De ahí al darwinismo social, al sálvese quien pueda, al exterminio de las poblaciones decretado por alguien que se cree en posesiones de la única verdad que tiene que imponer a los demás hay un paso. Y cuidado con darlo. Así que esos pensamientos tenemos que sacárnoslos de la cabeza cuanto antes y echar en falta el bullicio humano, el trajín de los mercados y las plazas, la algarabía en torno a los estadios deportivos, las carreras de los chavales saliendo del colegio, las procesiones ordenadas en torno a los templos, las voces destempladas y hasta los gritos de los borrachos, la barahúnda de una tarde de compras, la ternura que nos inspiran los bebés en la calle...

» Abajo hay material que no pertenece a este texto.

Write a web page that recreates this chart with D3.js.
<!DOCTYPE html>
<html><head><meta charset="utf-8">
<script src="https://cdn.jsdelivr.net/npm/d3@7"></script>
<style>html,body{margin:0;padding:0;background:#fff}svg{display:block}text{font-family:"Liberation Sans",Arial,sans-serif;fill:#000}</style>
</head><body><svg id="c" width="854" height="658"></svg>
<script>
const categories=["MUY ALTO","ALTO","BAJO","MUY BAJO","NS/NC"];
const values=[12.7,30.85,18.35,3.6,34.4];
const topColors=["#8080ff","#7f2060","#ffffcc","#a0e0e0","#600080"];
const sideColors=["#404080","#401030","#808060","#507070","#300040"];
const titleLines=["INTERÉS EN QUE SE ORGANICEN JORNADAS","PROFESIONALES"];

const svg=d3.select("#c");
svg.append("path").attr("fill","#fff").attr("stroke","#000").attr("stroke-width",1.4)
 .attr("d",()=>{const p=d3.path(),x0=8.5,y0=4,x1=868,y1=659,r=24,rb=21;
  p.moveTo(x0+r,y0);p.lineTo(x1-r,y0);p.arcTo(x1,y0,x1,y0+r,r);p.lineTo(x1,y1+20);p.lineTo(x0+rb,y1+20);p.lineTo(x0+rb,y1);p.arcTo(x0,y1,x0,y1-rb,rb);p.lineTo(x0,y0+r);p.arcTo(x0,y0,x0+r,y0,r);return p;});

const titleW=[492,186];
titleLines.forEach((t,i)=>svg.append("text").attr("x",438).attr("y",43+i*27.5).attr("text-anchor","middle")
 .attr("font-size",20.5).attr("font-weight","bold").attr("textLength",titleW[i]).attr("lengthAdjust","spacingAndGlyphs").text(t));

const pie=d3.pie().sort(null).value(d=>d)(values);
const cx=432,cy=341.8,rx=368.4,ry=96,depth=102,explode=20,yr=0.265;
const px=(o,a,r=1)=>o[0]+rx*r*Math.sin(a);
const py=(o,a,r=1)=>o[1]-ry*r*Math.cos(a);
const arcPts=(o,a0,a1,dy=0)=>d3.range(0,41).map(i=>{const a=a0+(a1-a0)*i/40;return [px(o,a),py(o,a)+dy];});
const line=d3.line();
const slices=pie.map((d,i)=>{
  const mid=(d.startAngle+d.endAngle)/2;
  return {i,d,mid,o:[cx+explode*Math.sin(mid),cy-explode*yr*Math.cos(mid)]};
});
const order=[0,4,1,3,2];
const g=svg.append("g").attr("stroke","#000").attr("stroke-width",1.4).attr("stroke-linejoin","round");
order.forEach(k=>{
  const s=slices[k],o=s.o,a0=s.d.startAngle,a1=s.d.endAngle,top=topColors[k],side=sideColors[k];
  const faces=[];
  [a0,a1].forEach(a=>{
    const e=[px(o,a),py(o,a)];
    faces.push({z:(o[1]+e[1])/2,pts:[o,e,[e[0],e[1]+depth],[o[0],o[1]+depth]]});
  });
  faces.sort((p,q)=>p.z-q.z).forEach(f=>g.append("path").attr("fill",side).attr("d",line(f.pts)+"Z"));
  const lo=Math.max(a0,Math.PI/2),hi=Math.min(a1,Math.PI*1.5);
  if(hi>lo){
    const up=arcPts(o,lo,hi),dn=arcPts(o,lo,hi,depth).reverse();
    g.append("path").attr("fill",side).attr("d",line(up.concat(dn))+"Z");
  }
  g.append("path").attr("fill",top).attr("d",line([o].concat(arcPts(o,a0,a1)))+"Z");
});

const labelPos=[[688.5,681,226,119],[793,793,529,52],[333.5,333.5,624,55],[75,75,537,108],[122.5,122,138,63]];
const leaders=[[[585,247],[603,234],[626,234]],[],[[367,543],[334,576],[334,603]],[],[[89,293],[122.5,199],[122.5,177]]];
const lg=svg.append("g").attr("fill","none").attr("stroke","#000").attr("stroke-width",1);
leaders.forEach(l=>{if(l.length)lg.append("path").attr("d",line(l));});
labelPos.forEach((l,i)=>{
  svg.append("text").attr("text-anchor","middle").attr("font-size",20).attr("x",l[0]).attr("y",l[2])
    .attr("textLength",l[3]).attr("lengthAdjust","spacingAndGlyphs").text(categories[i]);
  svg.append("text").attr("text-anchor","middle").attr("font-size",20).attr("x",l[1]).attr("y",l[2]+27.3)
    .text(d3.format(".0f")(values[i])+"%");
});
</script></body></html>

Javier me decía que Beatriz ha pasado la mitad de su vida confinada. No le falta razón: nació el día de San Blas y en estos casi tres meses, lleva cumplidas dos cuarentenas completas: una al aire libre y otra sin salir de casa. Los abuelos van a ser unos extraños para ella cuando los vea sin posibilidad de reconocerlos porque no guardar memoria anterior de sus voces, sus olores o sus gestos.
No, las ciudades desiertas no nos gustan. Por muy espectaculares que luzcan desde la cámara del helicóptero, por muy hermosas que nos parezcan los monumentos con que e hombre las ha engrandecido. Nuestras ciudades no son ningún decorado, no son de cartón piedra con en el cine para rodar la secuencia y luego desecharlas. Nuestras ciudades están llenas de vida y tenemos que apreciar y dar gracias a Dios por quienes vivimos en ellas. Aunque los demás nos parezcan zafios, groseros o maleducados. Estamos juntos en esta calamidad y lo seguiremos estando cuando salgamos de ella, si Dios quiere.
Hasta entonces, no se olviden: «Tengan cuidado ahí fuera«.